Unfurling a map of the Detroit region splashed with bright reds and blues, he zeroes in on a few towns south of the city: Ecorse, River Rouge, Inkster. “These places are devastated. Boarded-up strip malls. Abandoned houses. Potholes in the streets big enough for kids to play in.” Then moving his finger across the map north to Bloomfield Hills, he says, “This is what we think of when we hear suburbs”: big houses, wide lawns, golf courses, shiny malls and office parks.

But less than 10 percent of all suburbanites call this kind of affluent community home, according to Orfield’s research. Most of them live in places facing some of the same economic, social, environmental, and racial challenges cities face. And this is true not just in struggling metropolitan regions like Detroit, but across the country. From New Rochelle (once famous as Rob and Laura Petrie’s suburban New York home on The Dick Van Dyke Show, but now increasingly poor and Latino) to Compton (the struggling Los Angeles suburb immortalized by gangsta rap pioneers NWA in their album Straight Outta Compton), it’s clear that urban decline can no longer be confined within the boundaries of central cities.

In the Chicago area, which has seen a significant upswing in many city neighborhoods and booming prosperity in its north and northwest suburbs, 59 municipalities had a lower per-capita tax base than the city in a 1999 study—a good measure that poverty is taking root in the lawns of suburbia.
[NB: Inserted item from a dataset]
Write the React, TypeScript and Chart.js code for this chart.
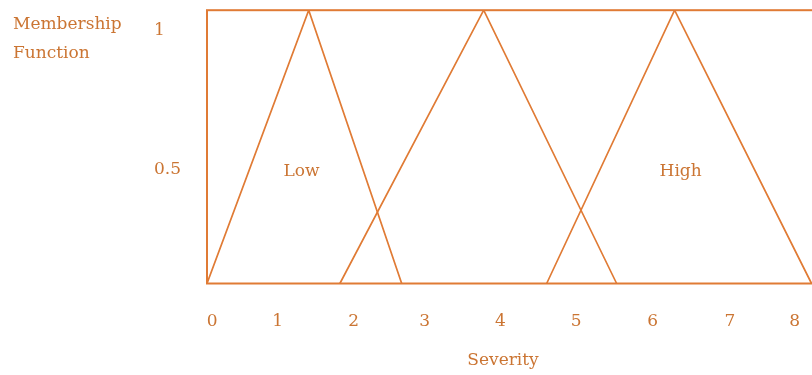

Orfield cites a visit a few years back to Harvey, a largely black community southwest of the city, as what really convinced him that some suburbs are in just as much trouble as inner cities. “The place was destitute,” he remembers. “The city government had been forced to move into an abandoned bank building. The mayor sat behind bullet-proof glass.

“Many suburbs are actually much more fragile than center cities,” Orfield adds. “When they start to go, they go fast. You always have certain people who want to live in the city: young people, gays and lesbians, and artistic types, as well as many upper-middle-class people with an affection for urban living and old architecture. There’s an aesthetic appeal to older, pedestrian-friendly neighborhoods. This is why you saw a rebound in a lot of cities during the 1990s.